Ah, bear in mind this garden was enchanted!


Nuestra sed de encantamiento es tal, que desearíamos recluirnos en ese jardín y no salir de él más que para atender a las pedestres cuestiones de la vida práctica. A fin de cuentas, el jardín encantado de nuestra imaginación, aun nutriéndose del mundo externo, tiene la enorme ventaja a su favor de ser nuestro en lo que atañe a su organización y expresión; una creación propia, que por el hecho de serlo alimenta y calma nuestra sed de ser.

Antes de llegar a Bariloche, el autobús había rodado sobre el paisaje desértico de la Patagonia, para entrar más tarde en el Valle Encantado, en cuyo fondo, el río, acompañado por las masas de los sauces dorados corría encajonado entre farallones de color miel. Llegamos definitivamente a Bariloche cuando caía el regalo de una nieve blanda y navideña, la primera nevada del año.

En el hotel buhardilla nos encontramos con Jim, un joven californiano que daba la vuelta al mundo en bicicleta; charlamos hasta caer muertos de sueño. Las cuatro de la mañana.

La nevada de la noche había dejado el regalo de un hermoso manto blanco en la ciudad y sus alrededores. Como no era cosa de arredrarse, nos abrigamos, metimos unas cuantas cosas en una pequeña mochila y nos fuimos camino de las montañas a dar una vuelta.
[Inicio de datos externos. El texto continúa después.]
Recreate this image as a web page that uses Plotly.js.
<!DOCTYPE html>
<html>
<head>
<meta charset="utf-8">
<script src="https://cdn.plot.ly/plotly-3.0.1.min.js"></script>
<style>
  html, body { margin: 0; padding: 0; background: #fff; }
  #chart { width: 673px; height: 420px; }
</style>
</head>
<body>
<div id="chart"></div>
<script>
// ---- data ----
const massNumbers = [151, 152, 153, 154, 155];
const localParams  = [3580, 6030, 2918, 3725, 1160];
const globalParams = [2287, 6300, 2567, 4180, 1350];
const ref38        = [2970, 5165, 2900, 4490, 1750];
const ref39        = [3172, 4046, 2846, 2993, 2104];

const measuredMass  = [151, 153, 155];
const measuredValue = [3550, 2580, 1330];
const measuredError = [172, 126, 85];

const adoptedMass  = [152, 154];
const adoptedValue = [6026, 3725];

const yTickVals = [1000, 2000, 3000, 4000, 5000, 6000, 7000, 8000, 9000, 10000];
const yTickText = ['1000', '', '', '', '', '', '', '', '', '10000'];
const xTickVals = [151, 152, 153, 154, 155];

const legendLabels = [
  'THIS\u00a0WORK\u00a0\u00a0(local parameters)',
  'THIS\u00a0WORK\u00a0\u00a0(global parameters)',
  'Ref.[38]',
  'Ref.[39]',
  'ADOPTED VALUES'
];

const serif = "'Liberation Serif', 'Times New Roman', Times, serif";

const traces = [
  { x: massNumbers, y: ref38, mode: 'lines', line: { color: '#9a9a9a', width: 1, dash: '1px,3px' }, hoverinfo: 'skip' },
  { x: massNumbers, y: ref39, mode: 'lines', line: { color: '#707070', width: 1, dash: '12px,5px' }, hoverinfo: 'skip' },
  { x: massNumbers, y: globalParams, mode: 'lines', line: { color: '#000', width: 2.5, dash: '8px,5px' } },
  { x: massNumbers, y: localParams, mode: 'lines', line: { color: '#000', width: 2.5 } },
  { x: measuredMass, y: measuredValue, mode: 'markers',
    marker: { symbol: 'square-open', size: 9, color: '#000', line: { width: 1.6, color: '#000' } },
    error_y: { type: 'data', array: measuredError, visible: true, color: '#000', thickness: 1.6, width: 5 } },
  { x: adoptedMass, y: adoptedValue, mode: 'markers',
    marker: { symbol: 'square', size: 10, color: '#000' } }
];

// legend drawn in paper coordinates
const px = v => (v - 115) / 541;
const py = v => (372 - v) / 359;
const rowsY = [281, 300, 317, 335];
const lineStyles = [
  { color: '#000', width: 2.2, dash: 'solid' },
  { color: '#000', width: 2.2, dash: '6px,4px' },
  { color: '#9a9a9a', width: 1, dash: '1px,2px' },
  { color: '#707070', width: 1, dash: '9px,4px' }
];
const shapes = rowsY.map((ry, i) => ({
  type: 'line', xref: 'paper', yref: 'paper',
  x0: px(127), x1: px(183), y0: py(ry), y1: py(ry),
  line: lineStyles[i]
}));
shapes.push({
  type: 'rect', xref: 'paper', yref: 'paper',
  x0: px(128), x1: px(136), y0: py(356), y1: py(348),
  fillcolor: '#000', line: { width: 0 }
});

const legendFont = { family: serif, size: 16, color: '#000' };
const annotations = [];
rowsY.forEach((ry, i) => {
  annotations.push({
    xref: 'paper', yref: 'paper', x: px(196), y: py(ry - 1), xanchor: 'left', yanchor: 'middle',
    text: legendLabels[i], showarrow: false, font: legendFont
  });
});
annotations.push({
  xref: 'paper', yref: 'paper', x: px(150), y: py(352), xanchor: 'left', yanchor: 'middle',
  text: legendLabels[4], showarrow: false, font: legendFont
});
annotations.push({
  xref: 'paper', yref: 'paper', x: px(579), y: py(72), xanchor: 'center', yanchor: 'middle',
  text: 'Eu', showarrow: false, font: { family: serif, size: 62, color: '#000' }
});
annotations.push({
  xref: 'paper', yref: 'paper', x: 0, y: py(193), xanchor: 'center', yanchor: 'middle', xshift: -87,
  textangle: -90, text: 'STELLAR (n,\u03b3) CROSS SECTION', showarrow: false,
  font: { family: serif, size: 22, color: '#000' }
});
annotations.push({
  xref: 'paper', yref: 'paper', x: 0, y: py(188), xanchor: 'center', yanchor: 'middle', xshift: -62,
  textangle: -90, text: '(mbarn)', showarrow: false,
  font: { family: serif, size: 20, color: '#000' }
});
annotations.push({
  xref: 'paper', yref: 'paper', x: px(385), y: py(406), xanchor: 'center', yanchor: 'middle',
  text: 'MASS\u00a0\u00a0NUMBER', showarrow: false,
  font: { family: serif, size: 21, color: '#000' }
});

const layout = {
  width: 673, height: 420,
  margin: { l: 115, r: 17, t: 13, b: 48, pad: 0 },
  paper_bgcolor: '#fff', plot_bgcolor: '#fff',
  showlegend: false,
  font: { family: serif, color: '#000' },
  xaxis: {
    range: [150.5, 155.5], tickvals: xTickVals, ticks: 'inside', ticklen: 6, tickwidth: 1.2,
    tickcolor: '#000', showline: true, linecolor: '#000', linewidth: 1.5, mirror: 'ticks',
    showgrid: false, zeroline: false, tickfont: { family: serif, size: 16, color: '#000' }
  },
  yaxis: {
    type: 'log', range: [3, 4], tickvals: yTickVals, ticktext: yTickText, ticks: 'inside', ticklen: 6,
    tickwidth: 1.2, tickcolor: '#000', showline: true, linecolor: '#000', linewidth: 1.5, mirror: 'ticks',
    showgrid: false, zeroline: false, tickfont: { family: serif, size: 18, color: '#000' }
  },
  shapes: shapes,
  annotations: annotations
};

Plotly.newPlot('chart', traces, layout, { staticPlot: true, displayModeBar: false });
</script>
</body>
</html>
Una vuelta que se convertiría en una marcha de seis horas a través de la nieve valle del Challhuaco arriba, hasta llegar al refugio de Neumeyer, un edificio de madera con dos de sus fachadas cubiertas por una enorme cristalera. Estábamos en el corazón del Parque Nacional de Nahuel Huapi, un paraíso sembrado de montañas nevadas y lagos de ensueño.
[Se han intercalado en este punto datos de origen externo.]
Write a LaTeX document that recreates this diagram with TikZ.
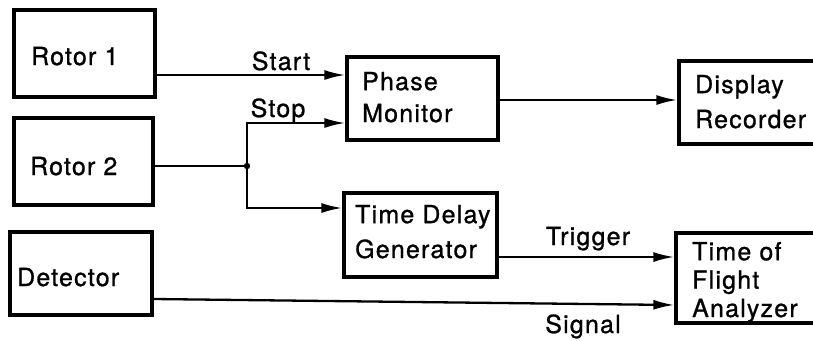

El final de la tarde transcurrió entre mate y mate al calor de la estufa donde se secaban humeantes las botas; al estudiante californiano se sumó un fotógrafo argentino; la tertulia se prolongo nuevamente hasta entrada la madrugada.
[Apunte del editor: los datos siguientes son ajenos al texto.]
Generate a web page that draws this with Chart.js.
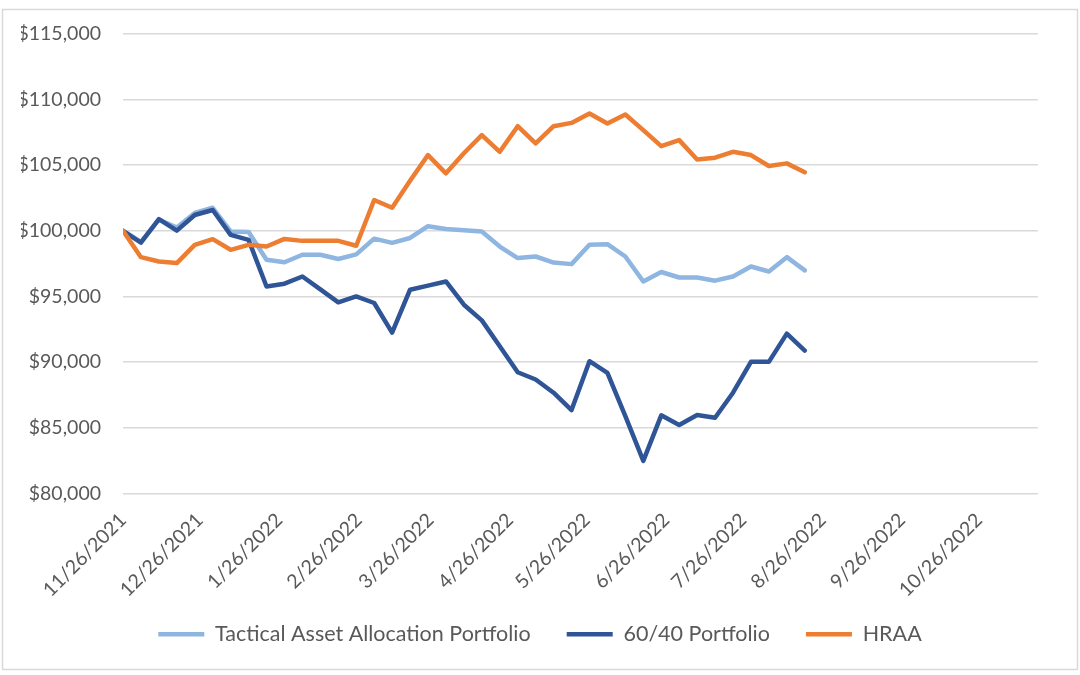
<!DOCTYPE html>
<html>
<head>
<meta charset="utf-8">
<script src="https://cdn.jsdelivr.net/npm/chart.js@4/dist/chart.umd.min.js"></script>
<style>
  html, body { margin: 0; padding: 0; background: #ffffff; }
  #wrap { position: relative; width: 1080px; height: 675px; }
</style>
</head>
<body>
<div id="wrap"><canvas id="c" width="1080" height="675"></canvas></div>
<script>
// ---- Data ----
const weekDates = [
  '11/26/2021', '12/3/2021', '12/10/2021', '12/17/2021', '12/24/2021', '12/31/2021',
  '1/7/2022', '1/14/2022', '1/21/2022', '1/28/2022',
  '2/4/2022', '2/11/2022', '2/18/2022', '2/25/2022',
  '3/4/2022', '3/11/2022', '3/18/2022', '3/25/2022',
  '4/1/2022', '4/8/2022', '4/15/2022', '4/22/2022', '4/29/2022',
  '5/6/2022', '5/13/2022', '5/20/2022', '5/27/2022',
  '6/3/2022', '6/10/2022', '6/17/2022', '6/24/2022',
  '7/1/2022', '7/8/2022', '7/15/2022', '7/22/2022', '7/29/2022',
  '8/5/2022', '8/12/2022', '8/19/2022'
];

const tacticalValues = [
  100000, 99150, 100850, 100250, 101350, 101750,
  99950, 99900, 97800, 97600,
  98170, 98170, 97850, 98200,
  99400, 99080, 99450, 100350,
  100140, 100040, 99940, 98800, 97920,
  98040, 97580, 97460, 98930,
  98980, 98040, 96140, 96860,
  96440, 96440, 96200, 96520, 97280,
  96900, 97990, 96980
];

const sixtyFortyValues = [
  100000, 99100, 100880, 100010, 101200, 101580,
  99690, 99310, 95760, 95970,
  96520, 95540, 94550, 95000,
  94500, 92250, 95510, 95820,
  96140, 94370, 93180, 91210, 89230,
  88680, 87670, 86350, 90070,
  89190, 85890, 82480, 85950,
  85210, 85970, 85770, 87670, 90020,
  90020, 92170, 90880
];

const hraaValues = [
  100000, 97990, 97660, 97540, 98930, 99360,
  98550, 98930, 98800, 99380,
  99230, 99230, 99230, 98860,
  102340, 101750, 103800, 105760,
  104370, 105900, 107280, 106010, 107960,
  106650, 107960, 108210, 108930,
  108170, 108850, 107660, 106440,
  106900, 105430, 105560, 106010, 105760,
  104930, 105130, 104450
];

const seriesNames = ['Tactical Asset Allocation Portfolio', '60/40 Portfolio', 'HRAA'];

const xTickLabels = [
  '11/26/2021', '12/26/2021', '1/26/2022', '2/26/2022', '3/26/2022', '4/26/2022',
  '5/26/2022', '6/26/2022', '7/26/2022', '8/26/2022', '9/26/2022', '10/26/2022'
];
const xAxisStart = '11/26/2021';
const xAxisEnd = '11/18/2022';

const yAxisMin = 80000;
const yAxisMax = 115000;
const yAxisStep = 5000;

// ---- Helpers ----
function dayNumber(s) {
  const [m, d, y] = s.split('/').map(Number);
  return Date.UTC(y, m - 1, d) / 86400000;
}
const baseDay = dayNumber(xAxisStart);
const dayOffset = s => dayNumber(s) - baseDay;
const toPoints = vals => vals.map((v, i) => ({ x: dayOffset(weekDates[i]), y: v }));

const FONT = 'Lato, "Open Sans", sans-serif';
const TEXT_COLOR = '#595959';
const GRID_COLOR = '#D9D9D9';

const frame = {
  id: 'frame',
  beforeDraw(chart) {
    const ctx = chart.ctx;
    ctx.save();
    ctx.fillStyle = '#ffffff';
    ctx.fillRect(0, 0, chart.width, chart.height);
    ctx.strokeStyle = '#D9D9D9';
    ctx.lineWidth = 1.5;
    ctx.strokeRect(2.5, 9.5, 1075, 660);
    ctx.restore();
  }
};

const lineDataset = (label, vals, color, order) => ({
  label,
  data: toPoints(vals),
  borderColor: color,
  backgroundColor: color,
  borderWidth: 4.5,
  borderCapStyle: 'round',
  borderJoinStyle: 'round',
  pointRadius: 0,
  pointHoverRadius: 0,
  tension: 0,
  fill: false,
  order
});

new Chart(document.getElementById('c'), {
  type: 'line',
  data: {
    datasets: [
      lineDataset(seriesNames[0], tacticalValues, '#8FB5E1', 2),
      lineDataset(seriesNames[1], sixtyFortyValues, '#2F5597', 1),
      lineDataset(seriesNames[2], hraaValues, '#ED7D31', 0)
    ]
  },
  plugins: [frame],
  options: {
    responsive: false,
    animation: false,
    devicePixelRatio: 1,
    layout: { padding: { top: 33, right: 21, left: 21, bottom: 20 } },
    plugins: {
      tooltip: { enabled: false },
      legend: {
        position: 'bottom',
        labels: {
          color: TEXT_COLOR,
          font: { family: FONT, size: 21.5 },
          usePointStyle: true,
          pointStyle: 'line',
          pointStyleWidth: 46,
          padding: 36,
          sort: (a, b) => a.datasetIndex - b.datasetIndex
        }
      }
    },
    scales: {
      x: {
        type: 'linear',
        min: 0,
        max: dayOffset(xAxisEnd),
        afterBuildTicks: s => { s.ticks = xTickLabels.map(l => ({ value: dayOffset(l) })); },
        afterFit: s => {
          s.height = 94;
          // let the rotated labels run below the axis box without being clipped
          s._computeLabelArea = () => undefined;
        },
        grid: { display: false, drawTicks: false },
        border: { display: false },
        ticks: {
          autoSkip: false,
          minRotation: 45,
          maxRotation: 45,
          padding: 15,
          color: TEXT_COLOR,
          font: { family: FONT, size: 19.5 },
          callback: (v, i) => xTickLabels[i]
        }
      },
      y: {
        min: yAxisMin,
        max: yAxisMax,
        afterFit: s => { s.width = 102; },
        grid: { color: GRID_COLOR, lineWidth: 1.5, drawTicks: false },
        border: { display: false },
        ticks: {
          stepSize: yAxisStep,
          padding: 22,
          color: TEXT_COLOR,
          font: { family: FONT, size: 19.5 },
          callback: v => '$' + v.toLocaleString('en-US')
        }
      },
      yPad: {
        position: 'right',
        display: true,
        afterFit: s => { s.width = 21; },
        grid: { display: false, drawTicks: false },
        border: { display: false },
        ticks: { display: false }
      }
    }
  }
});
</script>
</body>
</html>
Al día siguiente aprovecharíamos un día de sol para pasear por el bosque de Llao Llao. Arrayanes, ñires, un ejemplar de amancay. La luz llegaba débilmente hasta los arrayanes, pero aún así ello no impediría hacer alguna excelente toma de ese rincón de ensueño.

De aquellos días recordaré esa curiosa necesidad de contar cada noche en largos correos a nuestros hijos las cosas tontas que pasaban a lo largo del día: ese brillo de la mañana sobre las laderas nevadas, las nubes que cabalgaban alargadas sobre el fondo quebrado del lago, la nieve sedosa y mórbida graciosamente asentada sobre las ramas y las rocas.